In performance: National Philharmonic's concert "Carmen"
Lukewarm Carmen picks up steam at end
by Joe Banno
I'm not sure how Bizet's opera "Carmen" really benefits from a concert performance. The atmospheric scoring registers pretty vividly from the average opera house pit, without the orchestra needing to be put front-and-center. And this love-gone-homicidal tale -- so effectively dramatized by the composer -- cries out for the greasepaint and footlights to grab an audience by the throat.
(read more after the jump)
At the National Philharmonic's "Carmen"-in-concert on Saturday at Strathmore Hall, some halfhearted blocking and mimed stage business came to life only in the final scene, when tenor Daniel Snyder and mezzo Kendall Gladen upped the stakes and acted it as if the concert had blossomed into a full-scale production.

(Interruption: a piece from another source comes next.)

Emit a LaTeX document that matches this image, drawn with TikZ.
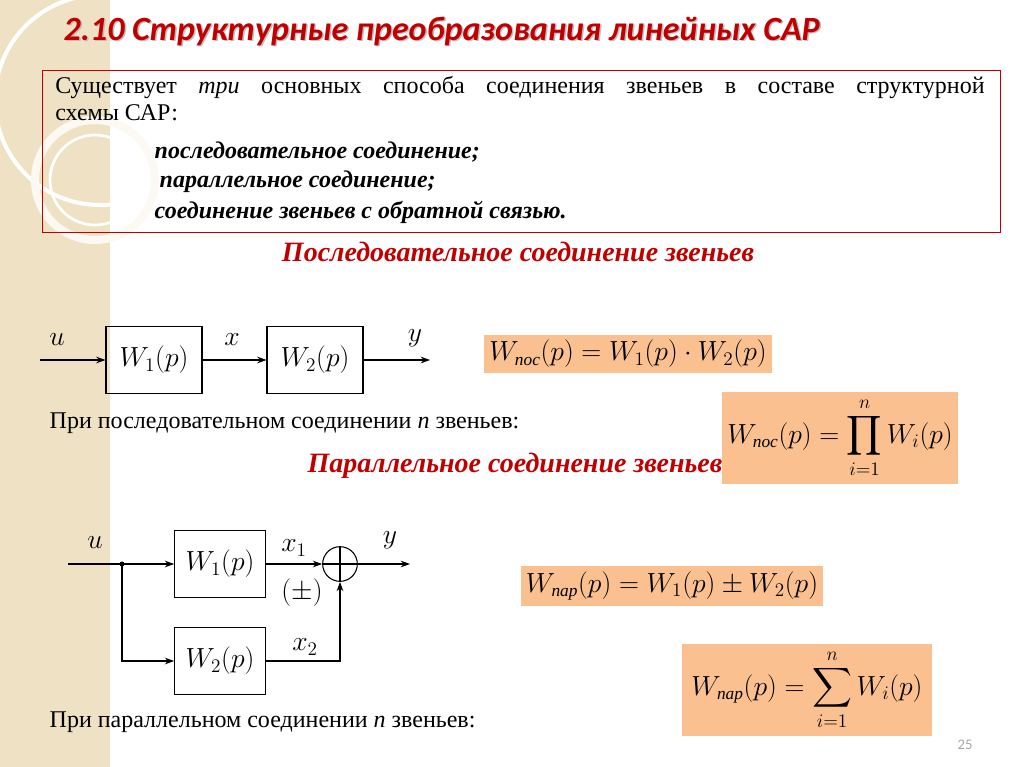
\documentclass[tikz,border=0pt]{standalone}
\usepackage{exscale}
\usepackage{fontspec}
\setmainfont{Liberation Serif}
\newfontfamily\titlefont{Carlito}
\usetikzlibrary{arrows.meta}
\definecolor{tred}{HTML}{C00000}
\definecolor{beige}{HTML}{EFE2C4}
\definecolor{formbg}{HTML}{FAC090}
\newcommand{\sub}[1]{\mbox{\fontsize{13}{13}\selectfont\itshape #1}}
\begin{document}
\begin{tikzpicture}[x=0.75pt,y=-0.75pt,
  blk/.style={draw,thick,minimum width=72pt,minimum height=50pt,inner sep=0pt,font=\fontsize{20.5}{20.5}\selectfont},
  form/.style={fill=formbg,inner sep=4pt,font=\fontsize{19.5}{19.5}\selectfont},
  lab/.style={font=\fontsize{20}{20}\selectfont\itshape},
  body/.style={font=\fontsize{18}{20}\selectfont,anchor=west},
  head/.style={font=\fontsize{21}{21}\selectfont\bfseries\itshape,text=tred},
  arr/.style={-{Stealth[length=7pt,width=5pt]},thick}]
\useasboundingbox (0,0) rectangle (1024,767);
% background strip
\fill[beige] (0,0) rectangle (110,767);
\draw[white,line width=3pt] (100,100) circle (105);
\draw[white!80!beige,line width=6pt] (95,180) circle (60);
\draw[white,line width=2pt] (95,180) circle (45);
% title
\node[anchor=west,font=\titlefont\fontsize{25.5}{25.5}\selectfont\bfseries\itshape,text=black!25] (ts) at (60.5,32.5) {2.10 Структурные преобразования линейных САР};
\node[anchor=west,font=\titlefont\fontsize{25.5}{25.5}\selectfont\bfseries\itshape,text=tred] (t) at (59,31) {2.10 Структурные преобразования линейных САР};
% red box
\draw[tred] (42,70) rectangle (1000,232);
\node[body,anchor=north west,text width=697pt,align=justify,inner sep=0pt] (p1) at (55,76) {Существует \textit{три} основных способа соединения звеньев в составе структурной\linebreak схемы САР:};
\node[body,font=\fontsize{18}{20}\selectfont\bfseries\itshape] (l1) at (150,152) {последовательное соединение;};
\node[body,font=\fontsize{18}{20}\selectfont\bfseries\itshape] (l2) at (155,182) {параллельное соединение;};
\node[body,font=\fontsize{18}{20}\selectfont\bfseries\itshape] (l3) at (150,212) {соединение звеньев с обратной связью.};
\node[head] (h1) at (518,252) {Последовательное соединение звеньев};
% series diagram
\node[blk] (a1) at (154,360) {$W_1(p)$};
\node[blk] (a2) at (315,360) {$W_2(p)$};
\coordinate (ain) at (40,360);
\coordinate (aout) at (430,360);
\draw[arr] (ain) -- (a1);
\draw[arr] (a1) -- (a2);
\draw[arr] (a2) -- (aout);
\node[lab] (u1) at (57,340) {$u$};
\node[lab] (x1) at (232,340) {$x$};
\node[lab] (y1) at (415,338) {$y$};
\node[form] (f1) at (628,354) {$W_{\sub{пос}}(p)=W_1(p)\cdot W_2(p)$};
\node[body] (t1) at (45,423) {При последовательном соединении \textit{n} звеньев:};
\node[form,minimum height=66pt,minimum width=170pt] (f2) at (840,438) {$\displaystyle W_{\sub{пос}}(p)=\prod_{i=1}^{n}W_i(p)$};
\node[head] (h2) at (515,466) {Параллельное соединение звеньев};
% parallel diagram
\node[blk,minimum width=68pt] (b1) at (220,564) {$W_1(p)$};
\node[blk,minimum width=68pt] (b2) at (220,661) {$W_2(p)$};
\node[draw,thick,circle,minimum size=26pt,inner sep=0pt] (s) at (340,564) {};
\draw[thick] (s.north) -- (s.south) (s.west) -- (s.east);
\coordinate (bin) at (68,564);
\coordinate (j) at (122,564);
\coordinate (bout) at (410,564);
\fill (j) circle (2.5);
\draw[thick] (bin) -- (j);
\draw[arr] (j) -- (b1);
\draw[arr] (j) |- (b2);
\draw[arr] (b1) -- (s);
\draw[arr] (b2.east) -| (s.south);
\draw[arr] (s) -- (bout);
\node[lab] (u2) at (95,543) {$u$};
\node[lab] (xx1) at (294,548) {$x_1$};
\node[lab] (pm) at (302,593) {$(\pm)$};
\node[lab] (xx2) at (305,647) {$x_2$};
\node[lab] (y2) at (390,540) {$y$};
\node[form] (f3) at (672,586) {$W_{\sub{пар}}(p)=W_1(p)\pm W_2(p)$};
\node[form,minimum height=66pt,minimum width=187pt] (f4) at (807,690) {$\displaystyle W_{\sub{пар}}(p)=\sum_{i=1}^{n}W_i(p)$};
\node[body] (t2) at (45,722) {При параллельном соединении \textit{n} звеньев:};
\node[font=\titlefont\fontsize{11}{11}\selectfont,text=black!35] (pg) at (965,745) {25};
\end{tikzpicture}
\end{document}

The quiet intensity of Snyder's Don Jose throughout the evening, in fact, proved the dramatic focus of the performance, while the blend of easy sensuality and dignity in Gladen's Carmen brought a welcome respite from the role's oft-encountered histrionics.
Gladen's velvety tone and impressive chest voice also deserved praise, as did the thrilling ring and passionate phrasing in much of Snyder's singing. The other soloists ranged from the elegant Zuniga of bass James Shaffran to the lovely, if small-scaled, Micaela of soprano Theresa Santiago to baritone Dean Elzinga's rather tepid and under-powered Escamillo.
The orchestra and National Philharmonic Chorale gave a well-disciplined, warmly blended account of the score under Piotr Gajewski's baton. But the narration by Strathmore's president and CEO, Eliot Pfanstiehl (offered in lieu of dialogue, recitative or supertitles), was a tangle of mispronounced character names and ain't-opera-quaint condescension.
-- Joe Banno
Edited to add: Any comments on this or other weekend operas, notably the Met's "Rosenkavalier" broadcast?